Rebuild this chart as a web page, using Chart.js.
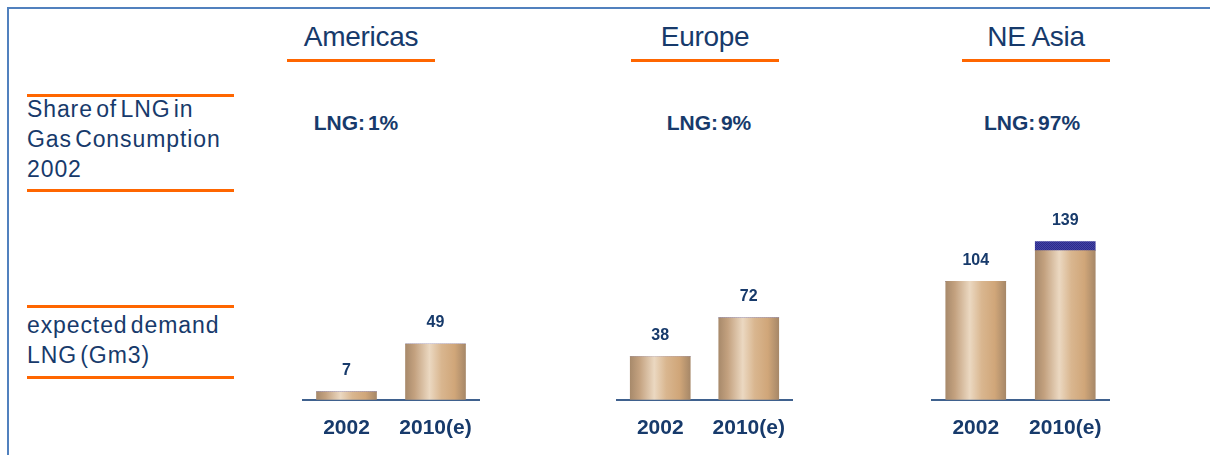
<!DOCTYPE html>
<html>
<head>
<meta charset="utf-8">
<script src="https://cdn.jsdelivr.net/npm/chart.js@4.4.1/dist/chart.umd.min.js"></script>
<style>
  html, body { margin: 0; padding: 0; background: #fff; }
  body { width: 1210px; height: 455px; position: relative; overflow: hidden;
         font-family: 'Liberation Sans', Arial, sans-serif; color: #173a6b; }
  .frame-top { position: absolute; left: 7px; top: 7px; width: 1203px; height: 2px; background: #5181be; }
  .frame-left { position: absolute; left: 7px; top: 7px; width: 2px; height: 448px; background: #5181be; }
  .rule { position: absolute; height: 3px; background: #ff6600; }
  .region { position: absolute; top: 21px; font-size: 28px; line-height: 32px; text-align: center; width: 200px; letter-spacing: -0.3px; }
  .share { position: absolute; top: 111px; font-size: 21px; font-weight: bold; line-height: 24px; text-align: center; width: 200px; word-spacing: -3px; }
  .side { position: absolute; left: 27px; font-size: 23px; line-height: 30px; white-space: nowrap; letter-spacing: 0.9px; word-spacing: -4px; }
  .chart-box { position: absolute; top: 202px; height: 255px; }
</style>
</head>
<body>
<div class="frame-top"></div>
<div class="frame-left"></div>

<div class="rule" style="left:27px;top:94px;width:207px"></div>
<div class="side" style="top:94px">Share of LNG in<br>Gas Consumption<br>2002</div>
<div class="rule" style="left:27px;top:189px;width:207px"></div>

<div class="rule" style="left:27px;top:305px;width:207px"></div>
<div class="side" style="top:310px">expected demand<br>LNG (Gm3)</div>
<div class="rule" style="left:27px;top:376px;width:207px"></div>

<div id="headers"></div>
<div id="charts"></div>

<script>
// data
const regions = ['Americas', 'Europe', 'NE Asia'];
const years = ['2002', '2010(e)'];
const lngShare = ['1%', '9%', '97%'];
const demand2002 = [7, 38, 104];
const demand2010 = [49, 72, 139];
// dark blue top slice of the NE Asia 2010 bar
const topSlice2010 = [0, 0, 8];
const yMax = 150;

// layout of each region block (left edge of plot, plot width, header centre)
const plotLeft = [302, 616, 931];
const plotWidth = [178, 177, 179];
const headerCenter = [361, 705, 1036];
const shareCenter = [356, 709, 1032];

const navy = '#173a6b';
const fontFamily = "'Liberation Sans', Arial, sans-serif";

// headers + shares
const headers = document.getElementById('headers');
regions.forEach((name, i) => {
  const h = document.createElement('div');
  h.className = 'region';
  h.style.left = (headerCenter[i] - 100) + 'px';
  h.textContent = name;
  headers.appendChild(h);

  const r = document.createElement('div');
  r.className = 'rule';
  r.style.left = (headerCenter[i] - 74) + 'px';
  r.style.top = '59px';
  r.style.width = '148px';
  headers.appendChild(r);

  const s = document.createElement('div');
  s.className = 'share';
  s.style.left = (shareCenter[i] - 100) + 'px';
  s.textContent = 'LNG: ' + lngShare[i];
  headers.appendChild(s);
});

/**
 * Tan cylinder-like gradient across a bar
 */
function tanGradient(context) {
  const chart = context.chart;
  if (!chart.chartArea) return '#d2ab80';
  const cx = chart.scales.x.getPixelForValue(context.dataIndex);
  const g = chart.ctx.createLinearGradient(cx - 30, 0, cx + 30, 0);
  g.addColorStop(0, '#a88a6b');
  g.addColorStop(0.15, '#c3a17f');
  g.addColorStop(0.4, '#ebd8c1');
  g.addColorStop(0.6, '#d9b68f');
  g.addColorStop(0.82, '#d0a679');
  g.addColorStop(1, '#a78868');
  return g;
}

/**
 * Small dotted pattern for the blue slice
 */
function bluePattern() {
  const c = document.createElement('canvas');
  c.width = 2; c.height = 2;
  const p = c.getContext('2d');
  p.fillStyle = '#2c2c8a';
  p.fillRect(0, 0, 2, 2);
  p.fillStyle = '#4444a6';
  p.fillRect(0, 0, 1, 1);
  p.fillRect(1, 1, 1, 1);
  return p.createPattern(c, 'repeat');
}

// value labels above each stack
const valueLabels = {
  id: 'valueLabels',
  afterDatasetsDraw(chart, args, opts) {
    const ctx = chart.ctx;
    ctx.save();
    ctx.font = 'bold 16px ' + fontFamily;
    ctx.fillStyle = navy;
    ctx.textAlign = 'center';
    ctx.textBaseline = 'middle';
    opts.totals.forEach((v, i) => {
      const x = chart.scales.x.getPixelForValue(i);
      const y = chart.scales.y.getPixelForValue(v) - 21;
      ctx.fillText(String(v), x, y);
    });
    ctx.restore();
  }
};

const chartsEl = document.getElementById('charts');
regions.forEach((name, i) => {
  const box = document.createElement('div');
  box.className = 'chart-box';
  box.style.left = plotLeft[i] + 'px';
  box.style.width = plotWidth[i] + 'px';
  const canvas = document.createElement('canvas');
  box.appendChild(canvas);
  chartsEl.appendChild(box);

  const totals = [demand2002[i], demand2010[i]];
  const slice = [0, topSlice2010[i]];
  const base = totals.map((v, k) => v - slice[k]);

  new Chart(canvas, {
    type: 'bar',
    data: {
      labels: years,
      datasets: [{
        data: base,
        backgroundColor: tanGradient,
        borderWidth: 0,
        barThickness: 60
      }, {
        data: slice,
        backgroundColor: bluePattern(),
        borderWidth: 0,
        barThickness: 60
      }]
    },
    options: {
      responsive: true,
      maintainAspectRatio: false,
      animation: false,
      layout: { padding: { top: 27, left: 0, right: 0, bottom: 0 } },
      plugins: {
        legend: { display: false },
        tooltip: { enabled: false },
        valueLabels: { totals: totals }
      },
      scales: {
        x: {
          stacked: true,
          grid: { display: false, drawTicks: false },
          border: { display: true, color: '#3f618e', width: 2 },
          ticks: {
            color: navy,
            padding: 16,
            font: { family: fontFamily, size: 21, weight: 'bold' }
          },
          afterFit(scale) {
            // keep the plot full width; labels fit inside the bar slots
            scale.paddingLeft = 0;
            scale.paddingRight = 0;
          }
        },
        y: {
          stacked: true,
          display: false,
          min: 0,
          max: yMax
        }
      }
    },
    plugins: [valueLabels]
  });
});
</script>
</body>
</html>
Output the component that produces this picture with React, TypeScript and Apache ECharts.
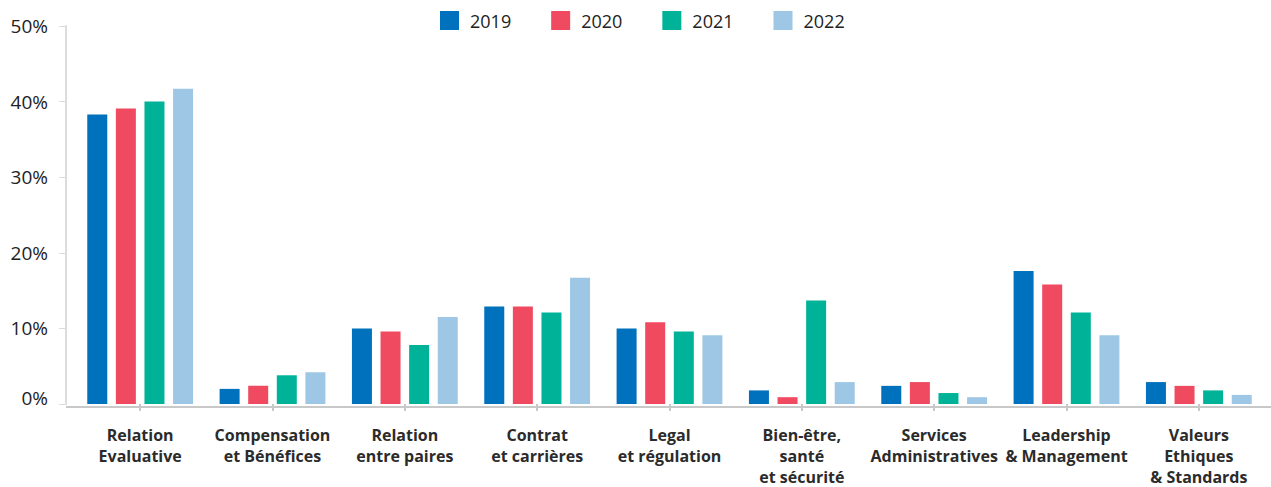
import React, { useEffect, useRef } from "react";
import * as echarts from "echarts";

const categories = [
  "Relation\nEvaluative",
  "Compensation\net Bénéfices",
  "Relation\nentre paires",
  "Contrat\net carrières",
  "Legal\net régulation",
  "Bien-être,\nsanté\net sécurité",
  "Services\nAdministratives",
  "Leadership\n& Management",
  "Valeurs\nEthiques\n& Standards",
];
const years = ["2019", "2020", "2021", "2022"];
const values2019 = [38.3, 2.0, 10.0, 12.9, 10.0, 1.8, 2.4, 17.6, 2.9];
const values2020 = [39.1, 2.4, 9.6, 12.9, 10.8, 0.9, 2.9, 15.8, 2.4];
const values2021 = [40.0, 3.8, 7.8, 12.1, 9.6, 13.7, 1.45, 12.1, 1.8];
const values2022 = [41.7, 4.2, 11.5, 16.7, 9.1, 2.9, 0.9, 9.1, 1.2];
const seriesValues = [values2019, values2020, values2021, values2022];
const colors = ["#0071BC", "#EF4A60", "#00B398", "#9DC7E5"];
const yTicks = { min: 0, max: 50, interval: 10 };

const FONT = "'Open Sans', sans-serif";

export default function App() {
  const ref = useRef<HTMLDivElement>(null);
  useEffect(() => {
    if (!ref.current) return;
    const chart = echarts.init(ref.current, undefined, { renderer: "svg" });
    chart.setOption({
      animation: false,
      textStyle: { fontFamily: FONT },
      legend: {
        left: 440,
        top: 11,
        padding: 0,
        itemWidth: 19,
        itemHeight: 19,
        itemGap: 40,
        icon: "rect",
        textStyle: { fontSize: 18, color: "#222", fontFamily: FONT, padding: [0, 0, 0, 6] },
        data: years,
      },
      grid: { left: 74, right: 6, top: 26, bottom: 80, containLabel: false },
      xAxis: {
        type: "category",
        data: categories,
        axisLine: { show: false },
        axisTick: { show: true, alignWithLabel: true, length: 7, lineStyle: { color: "#c8c8c8", width: 2 } },
        axisLabel: {
          interval: 0,
          margin: 20,
          fontSize: 16,
          fontWeight: "bold",
          color: "#2b2b2b",
          lineHeight: 21,
          fontFamily: FONT,
        },
      },
      yAxis: {
        type: "value",
        min: yTicks.min,
        max: yTicks.max,
        interval: yTicks.interval,
        offset: 8,
        axisLine: { show: true, lineStyle: { color: "#dcdcdc", width: 2 } },
        axisTick: { show: true, length: 7, lineStyle: { color: "#dcdcdc", width: 1 } },
        splitLine: { show: false },
        axisLabel: {
          margin: 18,
          fontSize: 19,
          color: "#222",
          fontFamily: FONT,
          formatter: (v: number) => (v === 0 ? "{z|0%}" : v + "%"),
          rich: { z: { fontSize: 19, color: "#222", fontFamily: FONT, padding: [0, 0, 12, 0] } },
        },
      },
      graphic: [
        {
          type: "line",
          shape: { x1: 66, y1: 407, x2: 1271, y2: 407 },
          style: { stroke: "#c8c8c8", lineWidth: 2 },
          z: 10,
        },
      ],
      series: years.map((y, i) => ({
        name: y,
        type: "bar",
        data: seriesValues[i],
        barWidth: 20,
        barGap: "43%",
        itemStyle: { color: colors[i] },
      })),
    });
    return () => chart.dispose();
  }, []);
  return (
    <div
      ref={ref}
      style={{ position: "absolute", left: 0, top: 0, width: 1271, height: 487 }}
    />
  );
}
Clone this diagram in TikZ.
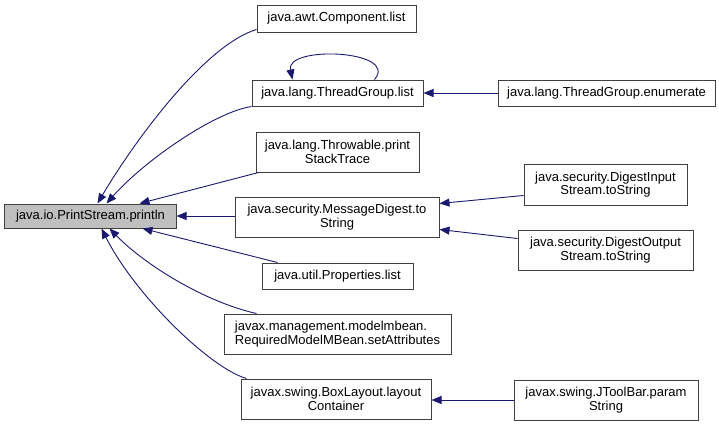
\documentclass[tikz,border=0pt]{standalone}
\usepackage{fontspec}
\setmainfont{Liberation Sans}
\usetikzlibrary{arrows.meta,calc}
\definecolor{edgecol}{HTML}{191970}
\definecolor{rootfill}{HTML}{BFBFBF}
\definecolor{boxline}{HTML}{404040}
\begin{document}
\begin{tikzpicture}[x=1bp,y=-1bp,
  every node/.style={font=\fontsize{13bp}{13.5bp}\selectfont},
  fn/.style={draw=boxline, line width=1bp, fill=white, inner sep=0pt, align=center, text=black},
  rootbox/.style={fn, fill=rootfill},
  edge/.style={draw=edgecol, line width=0.9bp, -{Triangle[length=10bp,width=8bp]}, fill=none},
]
\useasboundingbox[fill=white] (0,0) rectangle (719,426);

\node[rootbox, minimum width=171bp, minimum height=24bp] (root) at (90.5,216) {java.io.PrintStream.println};
\node[fn, minimum width=159bp, minimum height=27bp] (comp) at (336.5,18.5) {java.awt.Component.list};
\node[fn, minimum width=171bp, minimum height=26bp] (tgl) at (337.5,93) {java.lang.ThreadGroup.list};
\node[fn, minimum width=217bp, minimum height=26bp] (tge) at (606.5,93) {java.lang.ThreadGroup.enumerate};
\node[fn, minimum width=163bp, minimum height=40bp] (thr) at (337.5,152) {java.lang.Throwable.print\\StackTrace};
\node[fn, minimum width=204bp, minimum height=40bp] (md) at (337,217) {java.security.MessageDigest.to\\String};
\node[fn, minimum width=163bp, minimum height=41bp] (dis) at (605.5,184.5) {java.security.DigestInput\\Stream.toString};
\node[fn, minimum width=175bp, minimum height=40bp] (dos) at (605.5,250) {java.security.DigestOutput\\Stream.toString};
\node[fn, minimum width=151bp, minimum height=26bp] (prop) at (337.5,276) {java.util.Properties.list};
\node[fn, align=left, minimum width=227bp, minimum height=40bp] (mbean) at (337.5,334) {javax.management.modelmbean.\\RequiredModelMBean.setAttributes};
\node[fn, minimum width=190bp, minimum height=40bp] (blay) at (336,399) {javax.swing.BoxLayout.layout\\Container};
\node[fn, minimum width=184bp, minimum height=40bp] (jtb) at (606,400) {javax.swing.JToolBar.param\\String};

% edges into root
\draw[edge] ($(comp.south west)+(0,-3)$) .. controls (205,45) and (135,140) .. ($(root.north west)+(93,0)$);
\draw[edge] (tgl.south west) .. controls (215,112) and (145,160) .. ($(root.north west)+(102,0)$);
\draw[edge] ($(thr.south west)+(3,0)$) -- ($(root.north west)+(135,0)$);
\draw[edge] (md.west |- root.east) -- (root.east);
\draw[edge] ($(prop.north west)+(16,0)$) -- ($(root.south west)+(138,0)$);
\draw[edge] ($(mbean.north west)+(33,0)$) .. controls (205,302) and (145,265) .. ($(root.south west)+(105,0)$);
\draw[edge] ($(blay.north west)+(6,0)$) .. controls (210,368) and (135,295) .. ($(root.south west)+(97,0)$);

% self loop
\draw[edge] ($(tgl.north west)+(123,0)$) .. controls (400,50) and (285,45) .. ($(tgl.north west)+(41,0)$);

% right side edges
\draw[edge] (tge.west) -- (tgl.east |- tge.west);
\draw[edge] ($(dis.south west)+(0,-10)$) -- ($(md.north east)+(0,7)$);
\draw[edge] ($(dos.north west)+(0,9)$) -- ($(md.south east)+(0,-8)$);
\draw[edge] (jtb.west) -- (blay.east |- jtb.west);
\end{tikzpicture}
\end{document}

--- --- ---

▶ [What you are asked to do]:
Copy exactly, and copy only, the lines from the one with "Clone this diagram in TikZ." to the one with "(0,0) rectangle (719,426);", ends included. Pictures are not part of the copy.

▶ [Solution to this task]:
Clone this diagram in TikZ.
\documentclass[tikz,border=0pt]{standalone}
\usepackage{fontspec}
\setmainfont{Liberation Sans}
\usetikzlibrary{arrows.meta,calc}
\definecolor{edgecol}{HTML}{191970}
\definecolor{rootfill}{HTML}{BFBFBF}
\definecolor{boxline}{HTML}{404040}
\begin{document}
\begin{tikzpicture}[x=1bp,y=-1bp,
  every node/.style={font=\fontsize{13bp}{13.5bp}\selectfont},
  fn/.style={draw=boxline, line width=1bp, fill=white, inner sep=0pt, align=center, text=black},
  rootbox/.style={fn, fill=rootfill},
  edge/.style={draw=edgecol, line width=0.9bp, -{Triangle[length=10bp,width=8bp]}, fill=none},
]
\useasboundingbox[fill=white] (0,0) rectangle (719,426);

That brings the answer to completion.